Agustín es sin proponérselo, después de tantos años de arte sin tregua, uno de los grandes y discretos dibujantes y pintores con que cuenta Cartagena. Ha salido de la misma barriada que sabe bautizar sus entornos con uno y dos nombres, salidos de un poema o una canción: Lo Amador tiene además un segundo nombre: El barrio plateado por la luna. Y es que al atardecer y el anochecer el crepúsculo baja del cerro empinado de la Popa y estrella su resplandor en las calles y se mete en su pequeño estudio salpicando de destellos rojizos su cielo a mano alzada.

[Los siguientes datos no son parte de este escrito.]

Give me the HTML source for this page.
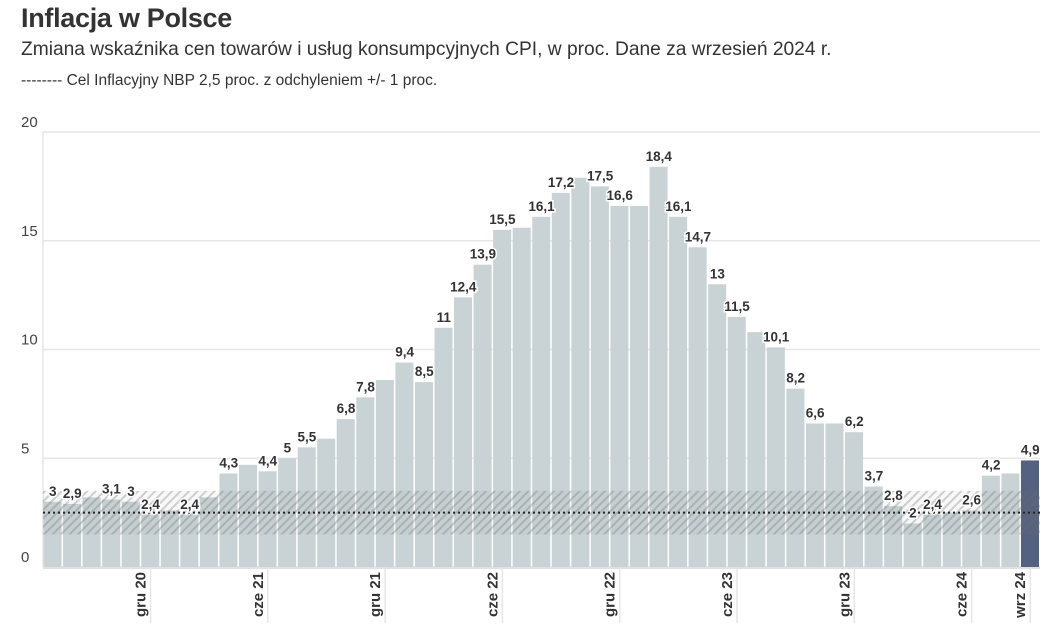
<!DOCTYPE html>
<html><head><meta charset="utf-8">
<style>
body{margin:0;background:#fff;font-family:"Liberation Sans",sans-serif;}
#wrap{position:relative;width:1060px;height:629px;overflow:hidden}
h1{position:absolute;left:21px;top:3px;margin:0;font-size:27px;font-weight:bold;color:#333;letter-spacing:-0.3px}
.sub{position:absolute;left:21px;top:39px;font-size:19.2px;color:#333}
.note{position:absolute;left:21px;top:72px;font-size:15.5px;color:#333}
svg{position:absolute;left:0;top:0}
.lbl{font-size:13.5px;font-weight:bold;fill:#333;stroke:#fff;stroke-width:3px;paint-order:stroke;text-anchor:middle}
.yt{font-size:15px;fill:#444}
.xt{font-size:15px;font-weight:bold;fill:#333}
</style></head><body>
<div id="wrap">
<h1>Inflacja w Polsce</h1>
<div class="sub">Zmiana wskaźnika cen towarów i usług konsumpcyjnych CPI, w proc. Dane za wrzesień 2024 r.</div>
<div class="note">-------- Cel Inflacyjny NBP 2,5 proc. z odchyleniem +/- 1 proc.</div>
<svg id="chart" width="1060" height="629">
<defs>
<pattern id="hatch" width="6" height="6" patternUnits="userSpaceOnUse" patternTransform="rotate(45)">
<rect width="6" height="6" fill="rgba(120,120,120,0.05)"/>
<rect width="2" height="6" fill="rgba(110,110,110,0.3)"/>
</pattern>
</defs>
</svg>
</div>
<script>
const values=[3,2.9,3.2,3.1,3.0,2.4,2.6,2.4,3.2,4.3,4.7,4.4,5.0,5.5,5.9,6.8,7.8,8.6,9.4,8.5,11,12.4,13.9,15.5,15.6,16.1,17.2,17.9,17.5,16.6,16.6,18.4,16.1,14.7,13,11.5,10.8,10.1,8.2,6.6,6.6,6.2,3.7,2.8,2.0,2.4,2.5,2.6,4.2,4.3,4.9];
const shownLabels=[0,1,3,4,5,7,9,11,12,13,15,16,18,19,20,21,22,23,25,26,28,29,31,32,33,34,35,37,38,39,41,42,43,44,45,47,48,50];
const yTicks=[0,5,10,15,20];
const xTickIdx=[5,11,17,23,29,35,41,47,50];
const xTickLabels=["gru 20","cze 21","gru 21","cze 22","gru 22","cze 23","gru 23","cze 24","wrz 24"];
const bandLow=1.5,bandHigh=3.5,target=2.5;

const svg=document.getElementById('chart');
const NS='http://www.w3.org/2000/svg';
const X0=43,X1=1040,Y0=567,Y20=132;
const bw=(X1-X0)/values.length;
const y=v=>Y0-(v/20)*(Y0-Y20);
const x=i=>X0+i*bw;
function mk(t,a){const e=document.createElementNS(NS,t);for(const k in a)e.setAttribute(k,a[k]);svg.appendChild(e);return e;}

yTicks.forEach(t=>{
  const g=mk('line',{x1:X0,x2:X1,y1:y(t),y2:y(t),stroke:'#e6e6e6','stroke-width':1.5});
  
  
  const tx=mk('text',{x:21,y:y(t)-5,class:'yt'});tx.textContent=t;
  
  
});
const la=mk('line',{x1:X0,x2:X0,y1:Y20,y2:Y0,stroke:'#e6e6e6','stroke-width':1.5});



values.forEach((v,i)=>{
  const r=mk('rect',{x:x(i)+0.5,y:y(v),width:bw-1.5,height:Y0-y(v),fill:i===values.length-1?'#55627f':'#c9d3d6'});
  
  
});
const band=mk('rect',{x:X0,y:y(bandHigh),width:X1-X0,height:y(bandLow)-y(bandHigh),fill:'url(#hatch)'});


const tl=mk('line',{x1:X0,x2:X1,y1:y(target),y2:y(target),stroke:'#222','stroke-width':2,'stroke-dasharray':'2,3'});



shownLabels.forEach(i=>{
  const t=mk('text',{x:x(i)+bw/2,y:y(values[i])-6,class:'lbl'});
  t.textContent=String(values[i]).replace('.',',');
  
  
});

const ax=mk('line',{x1:X0,x2:X1,y1:Y0+1,y2:Y0+1,stroke:'#e0e0e0','stroke-width':2});


xTickIdx.forEach((idx,k)=>{
  const cx=x(idx)+bw/2;
  const tk=mk('line',{x1:cx,x2:cx,y1:Y0,y2:623,stroke:'#e6e6e6','stroke-width':1.5});
  
  
  const t=mk('text',{x:0,y:0,class:'xt','text-anchor':'end',transform:`translate(${cx-5},572) rotate(-90)`});
  t.textContent=xTickLabels[k];
  
  
});
</script>
</body></html>
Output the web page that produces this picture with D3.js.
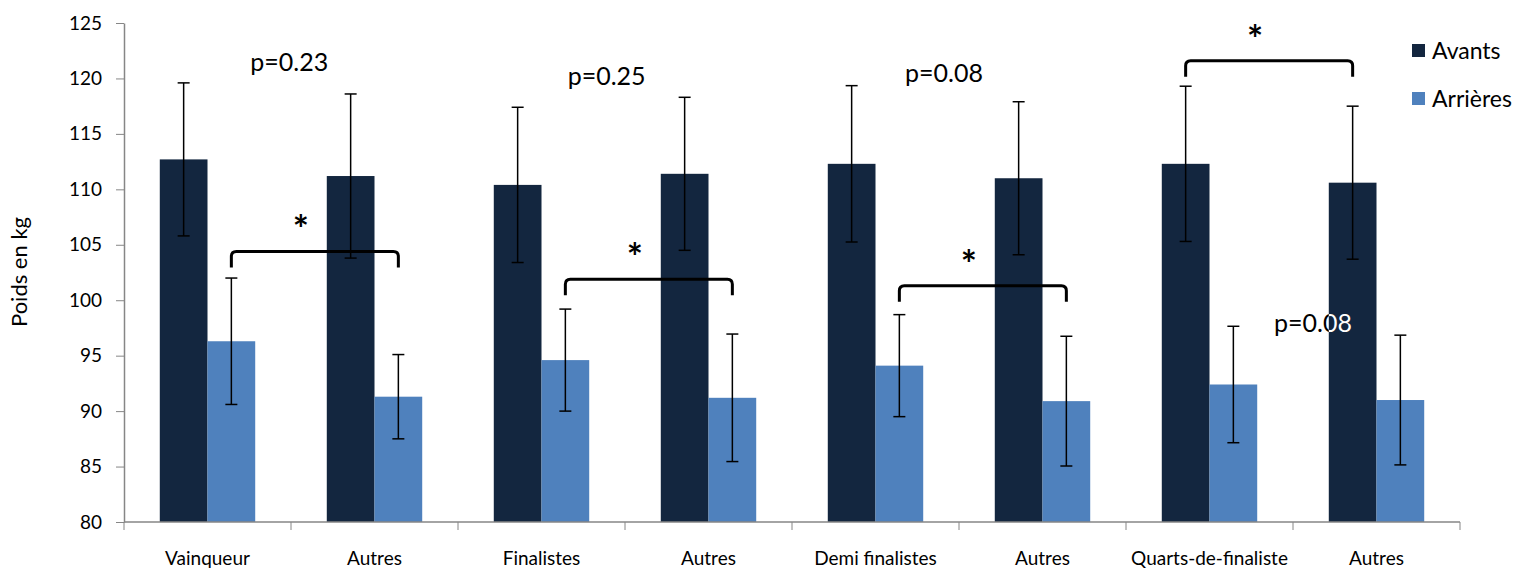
<!DOCTYPE html>
<html><head><meta charset="utf-8">
<script src="https://cdn.jsdelivr.net/npm/d3@7"></script>
<style>body{margin:0;background:#fff}svg{display:block}text{font-family:Lato,"Open Sans",sans-serif}</style>
</head><body>
<svg id="chart" width="1523" height="568"></svg>
<script>
const categories = ["Vainqueur","Autres","Finalistes","Autres","Demi finalistes","Autres","Quarts-de-finaliste","Autres"];
const seriesNames = ["Avants","Arrières"];
const avants = [112.7,111.2,110.4,111.4,112.3,111.0,112.3,110.6];
const avantsSd = [6.9,7.4,7.0,6.9,7.05,6.9,7.0,6.9];
const arrieres = [96.3,91.3,94.6,91.2,94.1,90.9,92.4,91.0];
const arrieresSd = [5.7,3.8,4.6,5.75,4.6,5.85,5.25,5.85];
const yTicks = [80,85,90,95,100,105,110,115,120,125];
// brackets: [fromCategory, fromSeries, toCategory, toSeries, level]
const brackets = [[0,1,1,1,104.4],[2,1,3,1,101.9],[4,1,5,1,101.3],[6,0,7,0,121.6]];
// p labels: position in category units from the left of the axis, and value at baseline
const pLabels = [{t:"p=0.23",c:0.99,v:120.7},{t:"p=0.25",c:2.89,v:119.4},{t:"p=0.08",c:4.91,v:119.7},{t:"p=0.08",c:7.12,v:97.1}];
const colors = ["#13263F","#4F81BD"];

const svg = d3.select("#chart");
const x = d3.scaleBand().domain(d3.range(categories.length)).range([124,1460]).paddingInner(0).paddingOuter(0);
const bw = x.bandwidth()/3.5;
const xs = d3.scaleBand().domain([0,1]).range([0,2*bw]);
const y = d3.scaleLinear().domain([80,125]).range([522,23]);
const data = [avants, arrieres], sds = [avantsSd, arrieresSd];
const barX = (c,s) => x(c) + (x.bandwidth()-2*bw)/2 + xs(s);
const posX = c => x.range()[0] + c*x.bandwidth();

// axes
const yAxis = svg.append("g").attr("transform","translate(124,0)")
  .call(d3.axisLeft(y).tickValues(yTicks).tickSize(8).tickSizeOuter(0));
yAxis.select(".domain").attr("stroke","#868686").attr("stroke-width",1.5);
yAxis.selectAll(".tick line").attr("stroke","#868686");
yAxis.selectAll(".tick text").attr("font-size",19).attr("fill","#000").attr("x",-22).attr("font-family","Lato");

// bars
seriesNames.forEach((name,s)=>{
  svg.append("g").selectAll("rect").data(data[s]).join("rect")
    .attr("x",(d,i)=>barX(i,s)).attr("width",bw)
    .attr("y",d=>y(d)).attr("height",d=>y(80)-y(d)).attr("fill",colors[s]);
});

// x axis
const xAxis = svg.append("g").attr("transform","translate(0,522)");
xAxis.append("line").attr("x1",124).attr("x2",1460).attr("stroke","#868686").attr("stroke-width",1.5);
xAxis.selectAll("line.t").data(d3.range(categories.length+1)).join("line").attr("class","t")
  .attr("x1",i=>posX(i)).attr("x2",i=>posX(i)).attr("y1",0).attr("y2",8).attr("stroke","#868686");
xAxis.selectAll("text").data(categories).join("text")
  .attr("x",(d,i)=>x(i)+x.bandwidth()/2).attr("y",43).attr("text-anchor","middle").attr("font-size",19).text(d=>d);

// error bars
seriesNames.forEach((name,s)=>{
  const g = svg.append("g").attr("stroke","#000").attr("stroke-width",1.5);
  data[s].forEach((v,i)=>{
    const cx = barX(i,s)+bw/2, lo=y(v-sds[s][i]), hi=y(v+sds[s][i]);
    g.append("line").attr("x1",cx).attr("x2",cx).attr("y1",lo).attr("y2",hi);
    g.append("line").attr("x1",cx-6).attr("x2",cx+6).attr("y1",lo).attr("y2",lo);
    g.append("line").attr("x1",cx-6).attr("x2",cx+6).attr("y1",hi).attr("y2",hi);
  });
});

// brackets
brackets.forEach(b=>{
  const x1 = barX(b[0],b[1])+bw/2, x2 = barX(b[2],b[3])+bw/2, yy = y(b[4]);
  const r=5;
  svg.append("path").attr("fill","none").attr("stroke","#000").attr("stroke-width",3)
    .attr("d",`M${x1},${yy+16} L${x1},${yy+r} Q${x1},${yy} ${x1+r},${yy} L${x2-r},${yy} Q${x2},${yy} ${x2},${yy+r} L${x2},${yy+16}`);
  svg.append("text").attr("x",(x1+x2)/2-14).attr("y",yy-8).attr("text-anchor","middle")
    .attr("font-size",38).attr("font-weight","bold").text("*");
});

// p labels
pLabels.forEach(p=>{
  svg.append("text").attr("x",posX(p.c)).attr("y",y(p.v)).attr("text-anchor","middle").attr("font-size",25).attr("fill","#000").text(p.t);
});
// the last label is partly over the dark bar: those glyphs show white
const defs = svg.append("defs");
defs.append("clipPath").attr("id","barclip").append("rect")
  .attr("x",barX(7,0)).attr("width",bw).attr("y",y(avants[7])).attr("height",y(80)-y(avants[7]));
const lastP = pLabels[3];
svg.append("text").attr("clip-path","url(#barclip)").attr("x",posX(lastP.c)).attr("y",y(lastP.v))
  .attr("text-anchor","middle").attr("font-size",25).attr("fill","#fff").text(lastP.t);

// y title
svg.append("text").attr("transform","translate(27,272) rotate(-90)").attr("text-anchor","middle").attr("font-size",22).text("Poids en kg");

// legend
const lg = svg.append("g");
seriesNames.forEach((n,s)=>{
  lg.append("rect").attr("x",1412).attr("y",44+s*48).attr("width",13).attr("height",13).attr("fill",colors[s]);
  lg.append("text").attr("x",1432).attr("y",59+s*48).attr("font-size",23).text(n);
});
</script>
</body></html>
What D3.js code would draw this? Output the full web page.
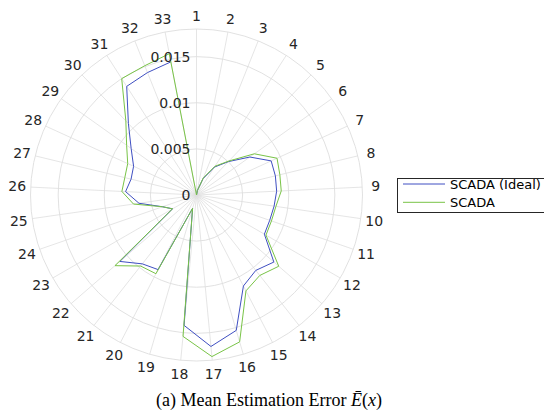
<!DOCTYPE html>
<html>
<head>
<meta charset="utf-8">
<script src="https://cdn.jsdelivr.net/npm/d3@7"></script>
<style>
  html, body { margin: 0; padding: 0; background: #fff; }
  svg { display: block; }
</style>
</head>
<body>
<svg id="chart" width="544" height="417"></svg>
<script>
const categories = ["1","2","3","4","5","6","7","8","9","10","11","12","13","14","15","16","17",
  "18","19","20","21","22","23","24","25","26","27","28","29","30","31","32","33"];
const scadaIdeal = [0, 0.0005, 0.0019, 0.0036, 0.0050, 0.0071, 0.0089, 0.0088, 0.0087, 0.0085, 0.0084,
  0.0085, 0.0111, 0.0104, 0.0111, 0.0153, 0.0165, 0.0142, 0.0015, 0.0091, 0.0095, 0.0110, 0.0030,
  0.0039, 0.0063, 0.0077, 0.0073, 0.0075, 0.0087, 0.0107, 0.0140, 0.0143, 0.0147];
const scada = [0, 0.0005, 0.0020, 0.0037, 0.0051, 0.0077, 0.0096, 0.0093, 0.0092, 0.0087, 0.0086,
  0.0087, 0.0118, 0.0111, 0.0117, 0.0166, 0.0176, 0.0154, 0.0015, 0.0096, 0.0098, 0.0117, 0.0030,
  0.0039, 0.0069, 0.0081, 0.0080, 0.0082, 0.0093, 0.0111, 0.0150, 0.0151, 0.0156];
const rTicks = [0, 0.005, 0.01, 0.015];
const rTickLabels = ["0", "0.005", "0.01", "0.015"];
const rMax = 0.018;
const seriesNames = ["SCADA (Ideal)", "SCADA"];

const svg = d3.select("#chart");
const cx = 196.5, cy = 195, R = 166;
const g = svg.append("g").attr("transform", `translate(${cx},${cy})`);

const r = d3.scaleLinear().domain([0, rMax]).range([0, R]);
const ang = d3.scaleLinear().domain([0, categories.length]).range([0, 2 * Math.PI]);

const gridColor = "#dedede";
// spokes
categories.forEach((c, i) => {
  const a = ang(i);
  g.append("line")
    .attr("x1", 0).attr("y1", 0)
    .attr("x2", R * Math.sin(a)).attr("y2", -R * Math.cos(a))
    .attr("stroke", gridColor).attr("stroke-width", 0.8);
});
// rings
rTicks.filter(t => t > 0).concat([rMax]).forEach(t => {
  g.append("circle").attr("r", r(t))
    .attr("fill", "none").attr("stroke", gridColor).attr("stroke-width", 0.9);
});

// angular labels
categories.forEach((c, i) => {
  const a = ang(i);
  const rl = 179.5;
  g.append("text")
    .attr("x", rl * Math.sin(a)).attr("y", -rl * Math.cos(a))
    .attr("text-anchor", "middle").attr("dominant-baseline", "central")
    .attr("font-family", "DejaVu Sans, sans-serif").attr("font-size", 14)
    .attr("fill", "#262626").text(c);
});

// lines
const lineOpen = d3.lineRadial().angle((d, i) => ang(i)).radius(d => r(d));
const lineClosed = d3.lineRadial().angle((d, i) => ang(i)).radius(d => r(d)).curve(d3.curveLinearClosed);
g.append("path").attr("d", lineOpen(scadaIdeal))
  .attr("fill", "none").attr("stroke", "#3f4fc2").attr("stroke-width", 1);
g.append("path").attr("d", lineClosed(scada))
  .attr("fill", "none").attr("stroke", "#79c447").attr("stroke-width", 1);

// radial tick labels
rTicks.forEach((t, i) => {
  g.append("text")
    .attr("x", -6).attr("y", -r(t))
    .attr("text-anchor", "end").attr("dominant-baseline", "central")
    .attr("font-family", "DejaVu Sans, sans-serif").attr("font-size", 14)
    .attr("fill", "#262626").text(rTickLabels[i]);
});

// legend
const lg = svg.append("g");
lg.append("rect").attr("x", 397.5).attr("y", 178.5).attr("width", 160).attr("height", 34)
  .attr("fill", "#fff").attr("stroke", "#262626").attr("stroke-width", 1);
const legColors = ["#3f4fc2", "#79c447"];
seriesNames.forEach((s, i) => {
  const y = 184 + i * 18.3;
  lg.append("line").attr("x1", 403).attr("x2", 445).attr("y1", y).attr("y2", y)
    .attr("stroke", legColors[i]).attr("stroke-width", 1);
  lg.append("text").attr("x", 450).attr("y", y)
    .attr("dominant-baseline", "central")
    .attr("font-family", "DejaVu Sans, sans-serif").attr("font-size", 13)
    .attr("fill", "#000").text(s);
});

// caption
const cap = svg.append("text").attr("x", 269).attr("y", 406)
  .attr("text-anchor", "middle")
  .attr("font-family", "Liberation Serif, Times New Roman, serif").attr("font-size", 18)
  .attr("fill", "#000");
cap.append("tspan").text("(a) Mean Estimation Error ");
cap.append("tspan").attr("font-style", "italic").text("E\u0304");
cap.append("tspan").text("(");
cap.append("tspan").attr("font-style", "italic").text("x");
cap.append("tspan").text(")");
</script>
</body>
</html>
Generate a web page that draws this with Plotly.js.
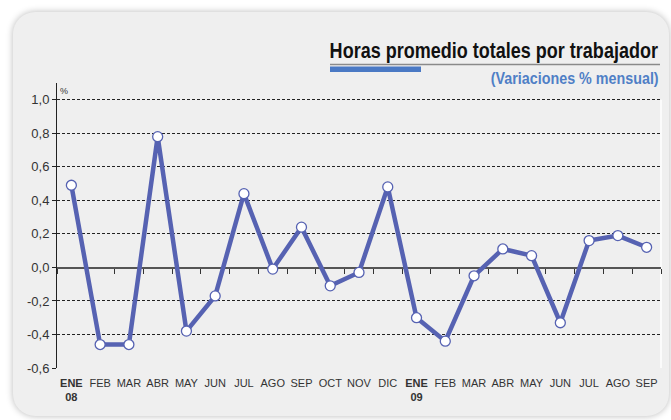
<!DOCTYPE html>
<html>
<head>
<meta charset="utf-8">
<script src="https://cdn.plot.ly/plotly-3.0.1.min.js"></script>
<style>
  html, body { margin:0; padding:0; background:#ffffff; width:671px; height:420px; overflow:hidden; }
  #card { position:absolute; left:13px; top:12px; width:656px; height:404px; border-radius:22px;
          background:#efefef; box-shadow:0 0 7px rgba(0,0,0,0.28); }
  #chart { position:absolute; left:0; top:0; width:671px; height:420px; }
</style>
</head>
<body>
<div id="card"></div>
<div id="chart"></div>
<script>
// ---- data ----
const tickLabels = ['<b>ENE</b><br><b>08</b>','FEB','MAR','ABR','MAY','JUN','JUL','AGO','SEP','OCT','NOV','DIC',
                    '<b>ENE</b><br><b>09</b>','FEB','MAR','ABR','MAY','JUN','JUL','AGO','SEP'];
const values = [0.49,-0.46,-0.46,0.78,-0.38,-0.17,0.44,-0.01,0.24,-0.11,-0.03,0.48,
                -0.30,-0.44,-0.05,0.11,0.07,-0.33,0.16,0.19,0.12];
const yTickVals = [-0.6,-0.4,-0.2,0.0,0.2,0.4,0.6,0.8,1.0];
const yTickText = ['-0,6','-0,4','-0,2','0,0','0,2','0,4','0,6','0,8','1,0'];
const titleText = 'Horas promedio totales por trabajador';
const subtitleText = '(Variaciones % mensual)';

// ---- geometry ----
const W = 671, H = 420;
const M = {l:57, r:10, t:83, b:52};
const PW = W - M.l - M.r, PH = H - M.t - M.b;
const px = x => (x - M.l) / PW;
const py = y => (H - M.b - y) / PH;
const yMin = -0.6, yMax = 1.1;

const xIdx = values.map((_, i) => i);
const boundaries = values.map((_, i) => i + 0.5).concat([-0.5]);

const sans = 'Liberation Sans, Arial, sans-serif';
const lineColor = '#5662b2';

// title boxes (left/right pixel edges in the reference)
const titleBox = {l:330, r:659};
const subBox = {l:492, r:660};

const traces = [
  {
    x: xIdx, y: values, type:'scatter', mode:'lines+markers',
    line:{color:lineColor, width:4.5},
    marker:{size:10, color:'#ffffff', line:{color:lineColor, width:1.3}},
    xaxis:'x', yaxis:'y', hoverinfo:'skip', showlegend:false
  },
  {
    x: xIdx, y: values, type:'scatter', mode:'lines',
    line:{color:'rgba(0,0,0,0)', width:0}, opacity:0,
    xaxis:'x2', yaxis:'y', hoverinfo:'skip', showlegend:false
  }
];

const layout = {
  width:W, height:H,
  margin:M,
  paper_bgcolor:'rgba(0,0,0,0)',
  plot_bgcolor:'rgba(0,0,0,0)',
  showlegend:false,
  font:{family:sans, color:'#333333'},
  xaxis:{
    range:[-0.5, 20.5], tickvals:xIdx, ticktext:tickLabels,
    showgrid:false, zeroline:false, showline:false, ticks:'',
    ticklabelstandoff:7,
    tickfont:{family:sans, size:11, color:'#333333'},
    fixedrange:true
  },
  xaxis2:{
    overlaying:'x', anchor:'free', position:(0 - yMin)/(yMax - yMin),
    range:[-0.5, 20.5], tickvals:boundaries, showticklabels:false,
    ticks:'outside', ticklen:5, tickwidth:1, tickcolor:'#333333',
    showline:true, linecolor:'#555555', linewidth:1.5,
    showgrid:false, zeroline:false, layer:'below traces', fixedrange:true
  },
  yaxis:{
    range:[yMin, yMax], tickvals:yTickVals, ticktext:yTickText,
    showline:true, linecolor:'#222222', linewidth:1,
    ticks:'outside', ticklen:4, tickcolor:'#222222',
    showgrid:true, gridcolor:'#222222', gridwidth:1, griddash:'3px,2px',
    zeroline:false, layer:'below traces',
    tickfont:{family:sans, size:13, color:'#333333'},
    fixedrange:true
  },
  shapes:[
    {type:'line', xref:'paper', yref:'y', x0:1, x1:1, y0:-0.6, y1:1.0,
     line:{color:'#ffffff', width:1.5}, layer:'below'},
    {type:'line', xref:'paper', yref:'paper', x0:px(330), x1:px(660), y0:py(64.5), y1:py(64.5),
     line:{color:'#8a8a8a', width:1.5}},
    {type:'rect', xref:'paper', yref:'paper', x0:px(330), x1:px(421), y0:py(72), y1:py(66.5),
     fillcolor:'#4a79c4', line:{width:0}}
  ],
  annotations:[
    {text:titleText, xref:'paper', yref:'paper', x:px(titleBox.r), y:py(51),
     xanchor:'right', align:'right', yanchor:'middle', showarrow:false, borderpad:0,
     font:{family:sans, size:21.5, color:'#111111', weight:'bold'}},
    {text:subtitleText, xref:'paper', yref:'paper', x:px(subBox.r), y:py(78.5),
     xanchor:'right', align:'right', yanchor:'middle', showarrow:false, borderpad:0,
     font:{family:sans, size:16, color:'#4f7fc6', weight:'bold'}},
    {text:'%', xref:'paper', yref:'y', x:0, y:1.05, xanchor:'left', yanchor:'middle',
     xshift:1, showarrow:false, font:{family:sans, size:9, color:'#333333'}}
  ]
};

Plotly.newPlot('chart', traces, layout, {displayModeBar:false, staticPlot:true}).then(gd => {
  // condense the title texts horizontally (narrow face as in the reference), keeping the right edge fixed
  const groups = gd.querySelectorAll('.annotation-text-g');
  const widths = [titleBox.r - titleBox.l, subBox.r - subBox.l];
  widths.forEach((w, i) => {
    const g = groups[i];
    if (!g) return;
    const t = g.querySelector('text');
    const bb = t.getBoundingClientRect();
    const k = w / bb.width;
    const inner = g.querySelector('g') || g;
    const right = bb.right;
    // wrap content in a scaled group anchored at the right edge (page coords == svg coords here)
    const svgRoot = gd.querySelector('svg.main-svg');
    const ctm = t.getScreenCTM().inverse();
    const pt = svgRoot.createSVGPoint(); pt.x = right; pt.y = 0;
    const lx = pt.matrixTransform(ctm).x;
    t.setAttribute('transform', 'translate(' + lx + ',0) scale(' + k + ',1) translate(' + (-lx) + ',0)');
  });
});
</script>
</body>
</html>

Pintar es para Agustín Rivera la bella rutina de crear sin límites, es el bálsamo de una pasión inigualable, el instante en que puede levitar a sus anchas, desplegando sus emociones y su sentido de la intuición de las cosas y los seres. Y la mejor manera de sumergirse en el misterio del infinito es pintar un mar sin orillas donde llegan y parten viajeros del mundo, mientras los nativos reparan en los que llegan y se cruzan entre ellos una historia que empezó hace más de quinientos años. El capitán del galeón parece que acabara de vestirse para zarpar en ese viaje sin regreso. En el horizonte se ve la silueta de otro barco que surca los oleajes y se pierde en los oleajes de otro horizonte.
Agustín me muestra pinturas a punto de ser culminadas. En algunas hay una luz de atardecer, una penumbra casi dorada en Cartagena, y en medio de la paleta ocre surgen destellos de oro, la escamas doradas y plateadas de los peces, los cabellos de cobre de la niña, las manos curtidas del pescador aferrado a su cordel, la inmensidad del mar, las luces perdidas en la otra orilla del universo. Es el mar de Agustín Rivera que pasa ahora por sus lienzos. Y él se ríe.